__Task brief__. For the entries below, copy exactly the line that contains "Output the Python" through the line that contains "hord_d = [15, 76, 89, 100, 115, 100, 107, 114, 147]", both ends included, and exclude all pictures.

^^^^

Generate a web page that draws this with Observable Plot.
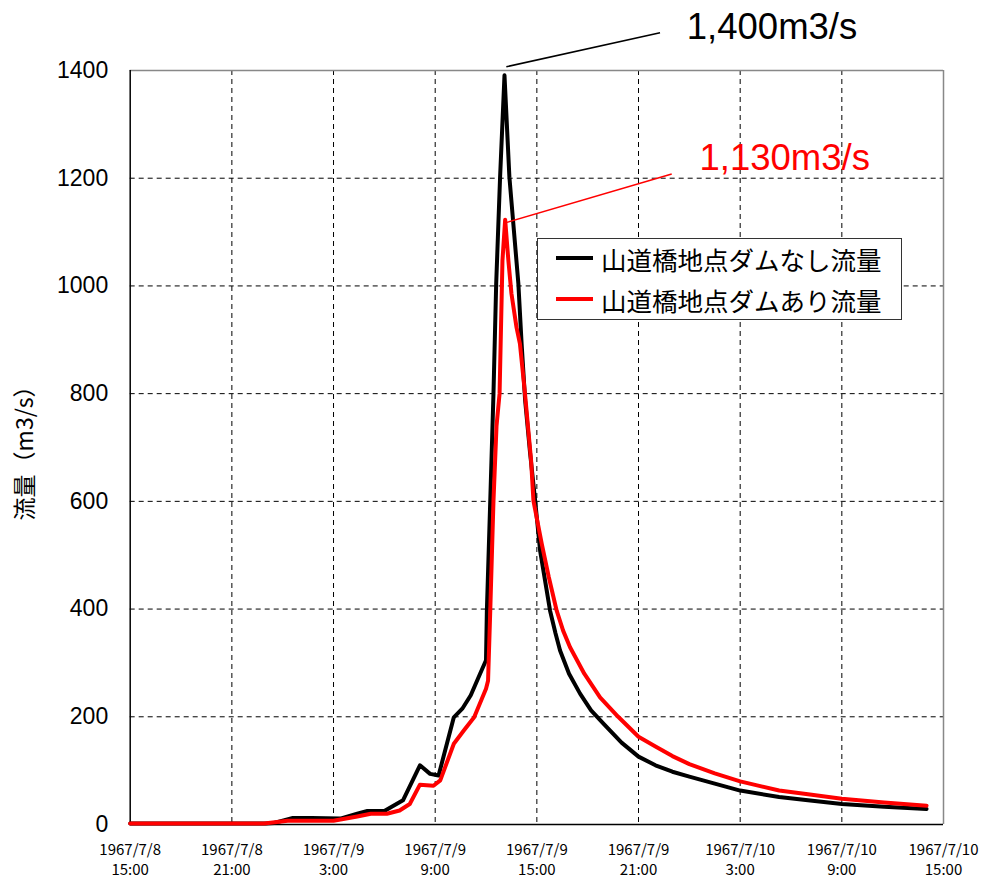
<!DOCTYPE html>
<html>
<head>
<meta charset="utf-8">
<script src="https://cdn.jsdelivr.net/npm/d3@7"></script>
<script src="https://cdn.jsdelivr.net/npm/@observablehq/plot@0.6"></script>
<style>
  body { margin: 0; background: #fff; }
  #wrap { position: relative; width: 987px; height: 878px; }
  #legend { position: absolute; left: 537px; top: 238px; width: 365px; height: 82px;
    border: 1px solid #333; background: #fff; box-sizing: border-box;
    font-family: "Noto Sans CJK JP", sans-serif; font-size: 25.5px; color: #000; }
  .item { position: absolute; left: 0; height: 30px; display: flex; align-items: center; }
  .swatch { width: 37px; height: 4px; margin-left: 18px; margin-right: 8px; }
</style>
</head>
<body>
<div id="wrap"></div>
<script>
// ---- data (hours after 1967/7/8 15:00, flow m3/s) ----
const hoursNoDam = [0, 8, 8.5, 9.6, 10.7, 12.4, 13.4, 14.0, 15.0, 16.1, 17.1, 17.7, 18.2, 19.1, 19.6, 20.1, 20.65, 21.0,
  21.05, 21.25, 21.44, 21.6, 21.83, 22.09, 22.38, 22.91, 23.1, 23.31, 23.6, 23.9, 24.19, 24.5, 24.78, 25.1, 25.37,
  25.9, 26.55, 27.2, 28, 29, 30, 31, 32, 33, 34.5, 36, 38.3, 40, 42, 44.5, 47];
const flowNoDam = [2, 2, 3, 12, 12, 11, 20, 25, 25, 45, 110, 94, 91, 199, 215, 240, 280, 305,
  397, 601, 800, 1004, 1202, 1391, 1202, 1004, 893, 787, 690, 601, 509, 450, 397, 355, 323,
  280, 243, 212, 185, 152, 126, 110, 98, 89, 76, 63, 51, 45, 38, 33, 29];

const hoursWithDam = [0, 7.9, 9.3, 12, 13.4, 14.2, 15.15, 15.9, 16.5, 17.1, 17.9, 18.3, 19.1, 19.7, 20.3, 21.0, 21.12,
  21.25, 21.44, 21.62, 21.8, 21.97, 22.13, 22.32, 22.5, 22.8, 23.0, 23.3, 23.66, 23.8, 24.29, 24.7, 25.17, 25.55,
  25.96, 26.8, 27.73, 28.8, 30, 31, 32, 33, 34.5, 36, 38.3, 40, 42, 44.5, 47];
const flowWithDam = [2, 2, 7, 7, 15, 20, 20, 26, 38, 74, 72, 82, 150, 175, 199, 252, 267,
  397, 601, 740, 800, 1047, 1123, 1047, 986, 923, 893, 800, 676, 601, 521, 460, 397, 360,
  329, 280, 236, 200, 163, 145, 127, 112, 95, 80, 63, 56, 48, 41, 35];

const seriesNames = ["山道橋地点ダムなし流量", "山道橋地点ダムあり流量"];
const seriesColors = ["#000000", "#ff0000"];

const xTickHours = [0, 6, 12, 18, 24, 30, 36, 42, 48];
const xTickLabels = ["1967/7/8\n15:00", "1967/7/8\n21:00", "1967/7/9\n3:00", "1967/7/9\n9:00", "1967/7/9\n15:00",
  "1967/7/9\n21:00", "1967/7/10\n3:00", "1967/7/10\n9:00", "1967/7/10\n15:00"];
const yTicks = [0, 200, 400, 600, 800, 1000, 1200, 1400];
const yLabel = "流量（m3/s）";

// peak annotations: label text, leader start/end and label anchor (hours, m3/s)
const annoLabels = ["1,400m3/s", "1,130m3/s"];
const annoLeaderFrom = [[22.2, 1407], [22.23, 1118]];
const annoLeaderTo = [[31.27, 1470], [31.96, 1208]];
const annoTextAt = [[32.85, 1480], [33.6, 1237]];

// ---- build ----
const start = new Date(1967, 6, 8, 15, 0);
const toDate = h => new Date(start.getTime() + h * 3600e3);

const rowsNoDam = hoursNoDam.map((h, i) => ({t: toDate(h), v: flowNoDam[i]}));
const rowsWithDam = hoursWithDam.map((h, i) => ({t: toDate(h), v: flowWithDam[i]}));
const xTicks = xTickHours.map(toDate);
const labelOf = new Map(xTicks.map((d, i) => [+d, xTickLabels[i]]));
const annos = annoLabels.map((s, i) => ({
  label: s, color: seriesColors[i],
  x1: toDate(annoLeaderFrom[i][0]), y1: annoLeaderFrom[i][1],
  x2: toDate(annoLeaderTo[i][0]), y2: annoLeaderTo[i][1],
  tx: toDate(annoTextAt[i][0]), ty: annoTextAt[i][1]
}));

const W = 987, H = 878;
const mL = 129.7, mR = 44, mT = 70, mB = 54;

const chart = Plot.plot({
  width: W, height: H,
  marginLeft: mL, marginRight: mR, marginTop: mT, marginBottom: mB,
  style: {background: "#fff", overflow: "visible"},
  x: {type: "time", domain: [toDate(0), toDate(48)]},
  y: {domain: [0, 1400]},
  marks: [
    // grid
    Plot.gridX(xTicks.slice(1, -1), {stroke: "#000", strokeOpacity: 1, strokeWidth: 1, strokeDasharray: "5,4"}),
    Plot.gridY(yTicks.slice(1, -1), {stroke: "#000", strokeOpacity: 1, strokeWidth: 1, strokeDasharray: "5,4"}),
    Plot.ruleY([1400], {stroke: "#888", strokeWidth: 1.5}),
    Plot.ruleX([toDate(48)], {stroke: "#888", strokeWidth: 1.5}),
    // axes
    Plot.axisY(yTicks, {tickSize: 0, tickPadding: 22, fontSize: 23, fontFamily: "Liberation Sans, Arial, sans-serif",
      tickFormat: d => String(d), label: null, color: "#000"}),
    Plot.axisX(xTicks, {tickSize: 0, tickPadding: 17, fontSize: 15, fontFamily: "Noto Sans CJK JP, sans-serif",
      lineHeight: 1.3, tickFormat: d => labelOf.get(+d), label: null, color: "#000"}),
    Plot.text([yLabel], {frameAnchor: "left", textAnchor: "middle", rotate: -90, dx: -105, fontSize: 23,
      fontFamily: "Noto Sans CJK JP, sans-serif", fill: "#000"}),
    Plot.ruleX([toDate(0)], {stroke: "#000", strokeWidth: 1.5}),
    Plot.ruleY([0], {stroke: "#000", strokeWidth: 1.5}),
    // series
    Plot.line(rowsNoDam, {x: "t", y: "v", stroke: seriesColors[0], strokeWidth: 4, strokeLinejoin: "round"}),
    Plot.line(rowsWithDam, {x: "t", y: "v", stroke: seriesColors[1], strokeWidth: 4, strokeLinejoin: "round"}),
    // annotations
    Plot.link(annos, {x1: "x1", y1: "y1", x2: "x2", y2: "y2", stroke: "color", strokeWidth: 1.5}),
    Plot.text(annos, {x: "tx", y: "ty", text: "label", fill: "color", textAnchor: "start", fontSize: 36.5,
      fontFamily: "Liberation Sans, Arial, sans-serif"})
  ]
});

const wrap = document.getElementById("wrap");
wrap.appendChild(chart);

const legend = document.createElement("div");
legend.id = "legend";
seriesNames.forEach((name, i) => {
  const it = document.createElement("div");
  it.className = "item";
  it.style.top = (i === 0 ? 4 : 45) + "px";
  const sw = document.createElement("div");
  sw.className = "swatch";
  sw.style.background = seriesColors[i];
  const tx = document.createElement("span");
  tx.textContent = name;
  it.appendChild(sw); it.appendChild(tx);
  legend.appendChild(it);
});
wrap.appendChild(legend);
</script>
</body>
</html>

^^^^

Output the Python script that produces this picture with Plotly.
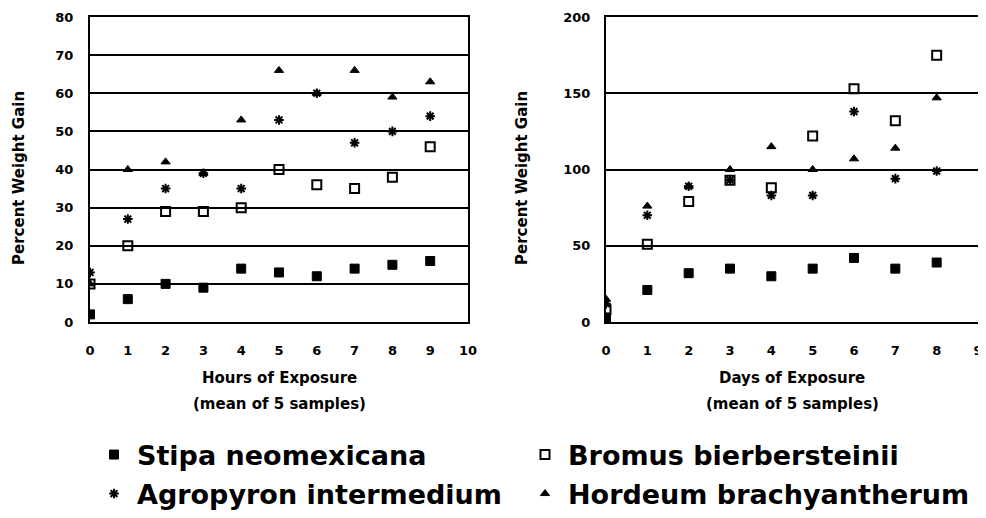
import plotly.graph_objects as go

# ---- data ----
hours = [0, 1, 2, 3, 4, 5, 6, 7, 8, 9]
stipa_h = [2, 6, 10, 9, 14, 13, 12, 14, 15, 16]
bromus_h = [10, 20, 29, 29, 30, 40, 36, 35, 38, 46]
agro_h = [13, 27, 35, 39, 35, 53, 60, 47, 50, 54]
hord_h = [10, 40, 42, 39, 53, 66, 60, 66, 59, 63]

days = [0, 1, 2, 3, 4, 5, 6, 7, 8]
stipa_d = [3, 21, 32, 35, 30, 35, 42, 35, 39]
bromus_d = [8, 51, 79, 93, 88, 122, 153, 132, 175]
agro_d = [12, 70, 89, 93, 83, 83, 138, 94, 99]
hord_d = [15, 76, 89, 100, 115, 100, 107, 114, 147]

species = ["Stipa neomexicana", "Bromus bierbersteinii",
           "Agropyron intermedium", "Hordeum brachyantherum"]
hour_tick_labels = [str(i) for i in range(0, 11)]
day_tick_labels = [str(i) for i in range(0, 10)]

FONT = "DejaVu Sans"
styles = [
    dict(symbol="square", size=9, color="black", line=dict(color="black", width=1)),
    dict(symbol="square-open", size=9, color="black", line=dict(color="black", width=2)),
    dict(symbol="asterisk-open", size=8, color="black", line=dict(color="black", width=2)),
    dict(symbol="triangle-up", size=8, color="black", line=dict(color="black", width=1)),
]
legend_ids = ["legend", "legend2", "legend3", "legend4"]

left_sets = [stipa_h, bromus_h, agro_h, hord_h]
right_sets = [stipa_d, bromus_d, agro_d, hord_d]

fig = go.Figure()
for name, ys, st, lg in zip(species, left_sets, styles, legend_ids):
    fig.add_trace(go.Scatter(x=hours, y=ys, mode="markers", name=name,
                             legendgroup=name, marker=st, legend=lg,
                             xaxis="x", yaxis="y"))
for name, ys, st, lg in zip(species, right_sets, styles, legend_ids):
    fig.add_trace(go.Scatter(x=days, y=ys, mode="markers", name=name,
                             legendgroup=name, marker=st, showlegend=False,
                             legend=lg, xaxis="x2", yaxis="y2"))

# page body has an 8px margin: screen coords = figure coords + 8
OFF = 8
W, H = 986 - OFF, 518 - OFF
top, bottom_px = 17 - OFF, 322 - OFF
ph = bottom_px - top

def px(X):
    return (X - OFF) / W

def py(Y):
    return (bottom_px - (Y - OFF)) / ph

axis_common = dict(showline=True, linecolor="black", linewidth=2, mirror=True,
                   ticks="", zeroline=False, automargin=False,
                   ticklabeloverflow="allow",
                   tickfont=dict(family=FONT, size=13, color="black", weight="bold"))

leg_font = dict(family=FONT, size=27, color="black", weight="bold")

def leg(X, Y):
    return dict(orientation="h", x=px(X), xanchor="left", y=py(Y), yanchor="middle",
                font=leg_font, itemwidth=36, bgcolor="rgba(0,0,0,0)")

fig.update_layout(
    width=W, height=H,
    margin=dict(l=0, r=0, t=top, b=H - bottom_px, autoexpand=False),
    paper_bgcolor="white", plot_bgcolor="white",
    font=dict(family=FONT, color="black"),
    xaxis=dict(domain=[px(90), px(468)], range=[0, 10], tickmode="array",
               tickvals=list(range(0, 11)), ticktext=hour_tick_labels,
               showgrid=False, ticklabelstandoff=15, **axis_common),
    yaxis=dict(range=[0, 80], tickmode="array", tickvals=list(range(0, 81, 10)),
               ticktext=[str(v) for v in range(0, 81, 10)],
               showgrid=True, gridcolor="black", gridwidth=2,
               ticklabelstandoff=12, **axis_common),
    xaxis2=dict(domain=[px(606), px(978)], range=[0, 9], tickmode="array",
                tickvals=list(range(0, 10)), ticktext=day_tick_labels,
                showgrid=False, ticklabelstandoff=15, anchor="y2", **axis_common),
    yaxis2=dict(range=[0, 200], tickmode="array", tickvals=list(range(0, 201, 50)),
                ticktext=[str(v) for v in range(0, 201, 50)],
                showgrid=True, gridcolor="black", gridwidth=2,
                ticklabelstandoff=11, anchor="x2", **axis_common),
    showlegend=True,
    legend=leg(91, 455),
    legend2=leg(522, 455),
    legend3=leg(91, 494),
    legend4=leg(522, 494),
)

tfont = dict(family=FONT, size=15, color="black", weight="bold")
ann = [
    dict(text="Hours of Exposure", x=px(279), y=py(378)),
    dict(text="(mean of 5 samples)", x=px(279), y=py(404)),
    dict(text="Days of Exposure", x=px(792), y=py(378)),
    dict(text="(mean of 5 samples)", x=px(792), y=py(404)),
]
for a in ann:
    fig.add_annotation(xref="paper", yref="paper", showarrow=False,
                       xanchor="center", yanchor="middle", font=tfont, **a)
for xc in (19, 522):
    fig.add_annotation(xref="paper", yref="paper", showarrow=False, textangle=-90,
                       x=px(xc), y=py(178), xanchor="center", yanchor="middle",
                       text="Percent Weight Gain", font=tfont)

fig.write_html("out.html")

^^^^

__Answer to this task__.
Output the Python script that produces this picture with Plotly.
import plotly.graph_objects as go

# ---- data ----
hours = [0, 1, 2, 3, 4, 5, 6, 7, 8, 9]
stipa_h = [2, 6, 10, 9, 14, 13, 12, 14, 15, 16]
bromus_h = [10, 20, 29, 29, 30, 40, 36, 35, 38, 46]
agro_h = [13, 27, 35, 39, 35, 53, 60, 47, 50, 54]
hord_h = [10, 40, 42, 39, 53, 66, 60, 66, 59, 63]

days = [0, 1, 2, 3, 4, 5, 6, 7, 8]
stipa_d = [3, 21, 32, 35, 30, 35, 42, 35, 39]
bromus_d = [8, 51, 79, 93, 88, 122, 153, 132, 175]
agro_d = [12, 70, 89, 93, 83, 83, 138, 94, 99]
hord_d = [15, 76, 89, 100, 115, 100, 107, 114, 147]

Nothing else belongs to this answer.